Jim Logan and Shannon Tierney-Addis booked upstate New York guide Ryan Lorensen for two days of ice fishing, plus a day of river steelhead trout fishing in late January.
The first day of fishing was excellent, with the anglers catching panfish while jigging, plus largemouth bass and pike on live shiners using tip-ups. One of the bass caught by Logan weighed 5 pounds, a huge fish for the Jefferson County area located not far from the Canadian border.
“We catch and release everything except some panfish to eat,” guide Lorensen told Wired2fish. “That first day we had some great action, but it was way below freezing weather, with lots of snow on the lake, too.”
A Different Spot Produces Bigger Fish

For the second day of their ice fishing guided trip, Lorensen took New Yorkers Logan and Shannon to a different part of the lake that he says offers better fishing for big fish.
“About 11 a.m. we were taking a break because it was windy and 15 degrees below zero,” said the 38-year-old guide from Volney, New York. “We were in a warm ice shanty, and our tip-ups with live shiners were spread out over a wide area. We had a tip-up go off signaling a fish was on, and Jim took off for that one about 100 yards from us.
“As he left for that fish, another tip-up went off near our shanty and Shannon went for that closer one.”
Lorensen said the reel below the nearby tip-up was spinning wildly when Shannon got to it near their ice shanty. She set the hook by pulling on the fishing line and knew immediately it was a huge fish. She battled it for about 10 minutes and several times Lorensen and Shannon thought the fish was gone as it made strong runs against the little tip-up reel.
“She got it under our hole in the ice and I saw it was a muskie,” Lorensen explained. “When I went to grab the fish, it went nuts and took off on another run.”
Shannon brought the fish back to the ice hole, and Lorensen could see the muskie was now tangled in the line. The fish ripped off another run against the ice reel, Shannon battled it back, and miraculously the muskie was no longer wrapped in the 15-pound-test braided line.
“I was stunned to see the fish free of her line,” he said. “I was able to get its head in the 8-inch diameter hole and pulled it up onto the ice.”

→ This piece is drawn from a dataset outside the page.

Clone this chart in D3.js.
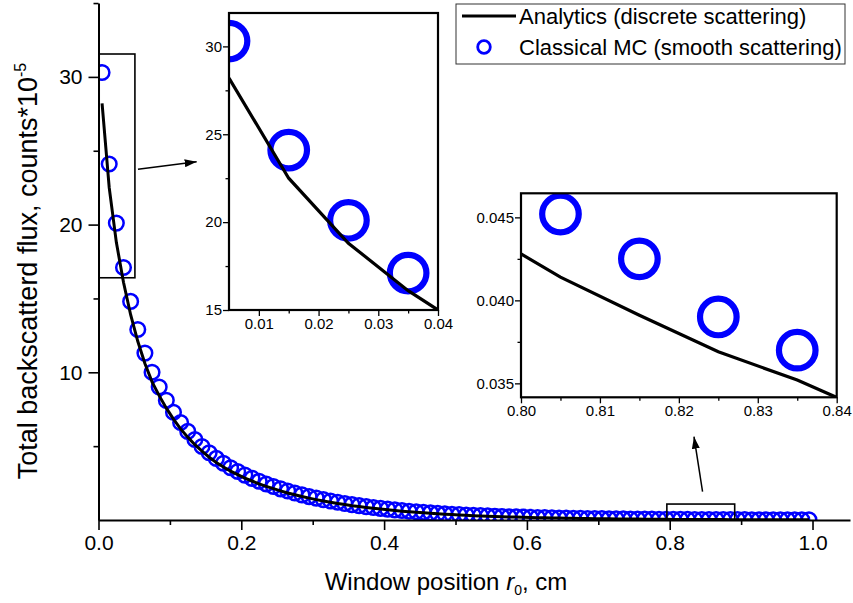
<!DOCTYPE html>
<html>
<head>
<meta charset="utf-8">
<script src="https://cdn.jsdelivr.net/npm/d3@7"></script>
<style>
  body { margin: 0; background: #fff; }
  text { font-family: "Liberation Sans", Arial, sans-serif; fill: #000; }
</style>
</head>
<body>
<script>
// window positions r0 (cm) of the MC points and of the analytic curve nodes
var rPos = [0.005,0.015,0.025,0.035,0.045,0.055,0.065,0.075,0.085,0.095,
            0.105,0.115,0.125,0.135,0.145,0.155,0.165,0.175,0.185,0.195,
            0.205,0.215,0.225,0.235,0.245,0.255,0.265,0.275,0.285,0.295,
            0.305,0.315,0.325,0.335,0.345,0.355,0.365,0.375,0.385,0.395,
            0.405,0.415,0.425,0.435,0.445,0.455,0.465,0.475,0.485,0.495,
            0.505,0.515,0.525,0.535,0.545,0.555,0.565,0.575,0.585,0.595,
            0.605,0.615,0.625,0.635,0.645,0.655,0.665,0.675,0.685,0.695,
            0.705,0.715,0.725,0.735,0.745,0.755,0.765,0.775,0.785,0.795,
            0.805,0.815,0.825,0.835,0.845,0.855,0.865,0.875,0.885,0.895,
            0.905,0.915,0.925,0.935,0.945,0.955,0.965,0.975,0.985,0.995];

// Classical MC (smooth scattering), counts*10^-5
var mcFlux = [30.3,24.1,20.1,17.1,14.8,12.9,11.3,10.0,9.0,8.1,
              7.3,6.6,6.0,5.45,4.98,4.55,4.17,3.84,3.54,3.28,
              3.04,2.82,2.62,2.44,2.27,2.11,1.96,1.83,1.70,1.585,
              1.48,1.38,1.285,1.20,1.12,1.04,0.97,0.905,0.845,0.79,
              0.735,0.685,0.64,0.595,0.555,0.52,0.485,0.45,0.42,0.39,
              0.365,0.34,0.317,0.296,0.276,0.257,0.24,0.224,0.209,0.195,
              0.182,0.17,0.158,0.148,0.138,0.129,0.120,0.112,0.104,0.097,
              0.091,0.085,0.079,0.074,0.069,0.064,0.060,0.056,0.052,0.0485,
              0.0452,0.0425,0.0390,0.0370,0.0345,0.0322,0.030,0.028,0.026,0.0243,
              0.0227,0.0211,0.0197,0.0184,0.0171,0.016,0.0149,0.0139,0.013,0.0121];

// Analytics (discrete scattering)
var anFlux = [28.2,22.5,18.8,16.1,13.9,12.1,10.6,9.35,8.42,7.57,
              6.83,6.17,5.61,5.10,4.66,4.25,3.90,3.59,3.31,3.07,
              2.84,2.64,2.45,2.28,2.12,1.97,1.83,1.71,1.59,1.48,
              1.38,1.29,1.20,1.12,1.05,0.97,0.907,0.846,0.79,0.739,
              0.687,0.64,0.598,0.556,0.519,0.486,0.453,0.421,0.393,0.365,
              0.341,0.318,0.296,0.277,0.258,0.240,0.224,0.209,0.195,0.182,
              0.170,0.159,0.148,0.138,0.129,0.121,0.112,0.105,0.097,0.091,
              0.085,0.079,0.074,0.069,0.0645,0.060,0.056,0.0524,0.0486,0.0442,
              0.0414,0.0391,0.0369,0.0352,0.0331,0.0309,0.0288,0.0269,0.0251,0.0234,
              0.0218,0.0203,0.0189,0.0176,0.0164,0.0153,0.0143,0.0133,0.0124,0.0116];

var xMajor = [0, 0.2, 0.4, 0.6, 0.8, 1.0];
var xMinor = [0.1, 0.3, 0.5, 0.7, 0.9];
var yMajor = [10, 20, 30];
var yMinor = [5, 15, 25, 35];

// zoom boxes on the main plot, in data units [x0, x1, y0, y1]
var zoomBoxes = [[0.001, 0.051, 16.4, 31.55], [0.796, 0.891, 0, 1.08]];
// arrows, in data units [x0, y0, x1, y1]
var arrows = [[0.0553, 23.74, 0.1375, 24.26], [0.846, 1.92, 0.834, 5.64]];

var blue = "#0000ff";
var width = 853, height = 603;

var svg = d3.select("body").append("svg")
            .attr("width", width)
            .attr("height", height);

var defs = svg.append("defs");
defs.append("marker")
    .attr("id", "head")
    .attr("viewBox", "0 0 12 8")
    .attr("refX", 12).attr("refY", 4)
    .attr("markerWidth", 12).attr("markerHeight", 8)
    .attr("markerUnits", "userSpaceOnUse")
    .attr("orient", "auto")
  .append("path")
    .attr("d", "M0,0L12,4L0,8Z")
    .attr("fill", "#000");

var x = d3.scaleLinear().domain([0, 1.0525]).range([98.5, 850]);
var y = d3.scaleLinear().domain([0, 35]).range([520, 3.05]);

var pts = rPos.map(function(r, i){ return {r: r, mc: mcFlux[i], an: anFlux[i]}; });

// main plot data, clipped to plot area
defs.append("clipPath").attr("id", "clipMain")
  .append("rect").attr("x", 98.5).attr("y", 0).attr("width", 752).attr("height", 520);

var main = svg.append("g").attr("clip-path", "url(#clipMain)");

main.selectAll("circle")
    .data(pts)
    .enter().append("circle")
    .attr("cx", function(d){ return x(d.r); })
    .attr("cy", function(d){ return y(d.mc); })
    .attr("r", 7.3)
    .attr("fill", "none")
    .attr("stroke", blue)
    .attr("stroke-width", 2.5);

main.append("path")
    .datum(pts)
    .attr("fill", "none")
    .attr("stroke", "#000")
    .attr("stroke-width", 3)
    .attr("d", d3.line().x(function(d){ return x(d.r); }).y(function(d){ return y(d.an); }));

// axes
function styleAxis(g, fs){
  g.select(".domain").attr("stroke-width", 2);
  g.selectAll(".tick line").attr("stroke-width", 1.6);
  g.selectAll(".tick text").style("font-size", fs + "px").attr("font-family", null);
}

var gx = svg.append("g").attr("transform", "translate(0,520)")
  .call(d3.axisBottom(x).tickValues(xMajor).tickFormat(d3.format(".1f"))
        .tickSize(10).tickSizeOuter(0).tickPadding(5));
styleAxis(gx, 21);
var gxm = svg.append("g").attr("transform", "translate(0,520)")
  .call(d3.axisBottom(x).tickValues(xMinor).tickFormat("").tickSize(5).tickSizeOuter(0));
gxm.select(".domain").remove();
gxm.selectAll(".tick line").attr("stroke-width", 1.6);

var gy = svg.append("g").attr("transform", "translate(98.5,0)")
  .call(d3.axisLeft(y).tickValues(yMajor).tickFormat(d3.format("d"))
        .tickSize(10).tickSizeOuter(0).tickPadding(6));
styleAxis(gy, 21);
var gym = svg.append("g").attr("transform", "translate(98.5,0)")
  .call(d3.axisLeft(y).tickValues(yMinor).tickFormat("").tickSize(5).tickSizeOuter(0));
gym.select(".domain").remove();
gym.selectAll(".tick line").attr("stroke-width", 1.6);

// axis titles
var xt = svg.append("text")
    .attr("x", 446).attr("y", 590)
    .attr("text-anchor", "middle")
    .style("font-size", "24px");
xt.append("tspan").text("Window position ");
xt.append("tspan").style("font-style", "italic").text("r");
xt.append("tspan").attr("dy", 5).style("font-size", "14px").text("0");
xt.append("tspan").attr("dy", -5).text(", cm");

var yt = svg.append("text")
    .attr("transform", "translate(37,271) rotate(-90)")
    .attr("text-anchor", "middle")
    .style("font-size", "27px");
yt.append("tspan").text("Total backscatterd flux, counts*10");
yt.append("tspan").attr("dy", -11).style("font-size", "16px").text("-5");

// zoom boxes and arrows
svg.selectAll("rect.zoombox")
    .data(zoomBoxes)
    .enter().append("rect")
    .attr("class", "zoombox")
    .attr("x", function(d){ return x(d[0]); })
    .attr("y", function(d){ return y(d[3]); })
    .attr("width", function(d){ return x(d[1]) - x(d[0]); })
    .attr("height", function(d){ return y(d[2]) - y(d[3]); })
    .attr("fill", "none")
    .attr("stroke", "#000")
    .attr("stroke-width", 1.6);

svg.selectAll("line.arrow")
    .data(arrows)
    .enter().append("line")
    .attr("class", "arrow")
    .attr("x1", function(d){ return x(d[0]); })
    .attr("y1", function(d){ return y(d[1]); })
    .attr("x2", function(d){ return x(d[2]); })
    .attr("y2", function(d){ return y(d[3]); })
    .attr("stroke", "#000")
    .attr("stroke-width", 1.5)
    .attr("marker-end", "url(#head)");

// insets
function drawInset(id, box, xDom, yDom, xt, xtm, yt, ytm, xf, yf){
  var ix = d3.scaleLinear().domain(xDom).range([box[0], box[1]]);
  var iy = d3.scaleLinear().domain(yDom).range([box[3], box[2]]);
  var g = svg.append("g");
  g.append("rect")
    .attr("x", box[0]).attr("y", box[2])
    .attr("width", box[1] - box[0]).attr("height", box[3] - box[2])
    .attr("fill", "#fff");
  defs.append("clipPath").attr("id", id)
    .append("rect").attr("x", box[0]).attr("y", box[2])
    .attr("width", box[1] - box[0]).attr("height", box[3] - box[2]);
  var inner = g.append("g").attr("clip-path", "url(#" + id + ")");
  var sub = pts.filter(function(d){ return d.r >= xDom[0] - 0.011 && d.r <= xDom[1] + 0.011; });
  inner.selectAll("circle")
    .data(sub)
    .enter().append("circle")
    .attr("cx", function(d){ return ix(d.r); })
    .attr("cy", function(d){ return iy(d.mc); })
    .attr("r", 18.3)
    .attr("fill", "none")
    .attr("stroke", blue)
    .attr("stroke-width", 6.2);
  inner.append("path")
    .datum(sub)
    .attr("fill", "none")
    .attr("stroke", "#000")
    .attr("stroke-width", 3.2)
    .attr("d", d3.line().x(function(d){ return ix(d.r); }).y(function(d){ return iy(d.an); }));

  var ax = g.append("g").attr("transform", "translate(0," + box[3] + ")")
    .call(d3.axisBottom(ix).tickValues(xt).tickFormat(d3.format(xf)).tickSize(6).tickSizeOuter(0).tickPadding(2));
  var axm = g.append("g").attr("transform", "translate(0," + box[3] + ")")
    .call(d3.axisBottom(ix).tickValues(xtm).tickFormat("").tickSize(3.5).tickSizeOuter(0));
  var ay = g.append("g").attr("transform", "translate(" + box[0] + ",0)")
    .call(d3.axisLeft(iy).tickValues(yt).tickFormat(d3.format(yf)).tickSize(6).tickSizeOuter(0).tickPadding(1));
  var aym = g.append("g").attr("transform", "translate(" + box[0] + ",0)")
    .call(d3.axisLeft(iy).tickValues(ytm).tickFormat("").tickSize(3.5).tickSizeOuter(0));
  [ax, axm, ay, aym].forEach(function(a){
    a.select(".domain").remove();
    a.selectAll(".tick line").attr("stroke-width", 1.3);
    a.selectAll(".tick text").style("font-size", "15px").attr("font-family", null);
  });
  g.append("rect")
    .attr("x", box[0]).attr("y", box[2])
    .attr("width", box[1] - box[0]).attr("height", box[3] - box[2])
    .attr("fill", "none")
    .attr("stroke", "#000")
    .attr("stroke-width", 2.2);
}

drawInset("clipA", [229, 438, 13, 310], [0.005, 0.04], [15, 31.9],
          [0.01, 0.02, 0.03, 0.04], [0.015, 0.025, 0.035],
          [15, 20, 25, 30], [17.5, 22.5, 27.5], ".2f", "d");
drawInset("clipB", [521, 836.7, 193.3, 397.3], [0.80, 0.84], [0.03416, 0.04645],
          [0.80, 0.81, 0.82, 0.83, 0.84], [0.805, 0.815, 0.825, 0.835],
          [0.035, 0.040, 0.045], [0.0375, 0.0425], ".2f", ".3f");

// legend
var leg = svg.append("g");
leg.append("rect")
   .attr("x", 456).attr("y", 4).attr("width", 389).attr("height", 60)
   .attr("fill", "#fff").attr("stroke", "#333").attr("stroke-width", 1);
leg.append("line")
   .attr("x1", 462).attr("x2", 516).attr("y1", 16).attr("y2", 16)
   .attr("stroke", "#000").attr("stroke-width", 3);
leg.append("circle")
   .attr("cx", 484).attr("cy", 47).attr("r", 6.3)
   .attr("fill", "none").attr("stroke", blue).attr("stroke-width", 2.8);
leg.append("text").attr("x", 519).attr("y", 16).attr("dy", "0.35em")
   .style("font-size", "22px").text("Analytics (discrete scattering)");
leg.append("text").attr("x", 519).attr("y", 47).attr("dy", "0.35em")
   .style("font-size", "22px").text("Classical MC (smooth scattering)");
</script>
</body>
</html>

They quickly measured the 41-inch muskie, took a few photos of Shannon holding her prized and beautifully colored fish, then they released it back through the ice. Lorensen thinks the muskie weighed 16 or 17 pounds.
Cold Weather Trout

The following day the trio of anglers headed off for a cold and snowy day of steelhead fishing on the Salmon River near Altmar, New York. By backtrolling and float fishing from Lorensen’s boat, they had a banner trout fishing day.
“We landed five fish,” said Lorensen. “The three biggest measured 32, 31 and 28 inches long.”
Even with six years of full-time guiding to his credit, Lorensen was well pleased about how his three-day trip with Shannon and Logan turned out.
“They didn’t say anything about getting replica mounts of their fish, even the tiger muskie,” Lorensen said. “But they got plenty of winter fishing photographs, and Jim is coming back soon for more steelhead fishing.”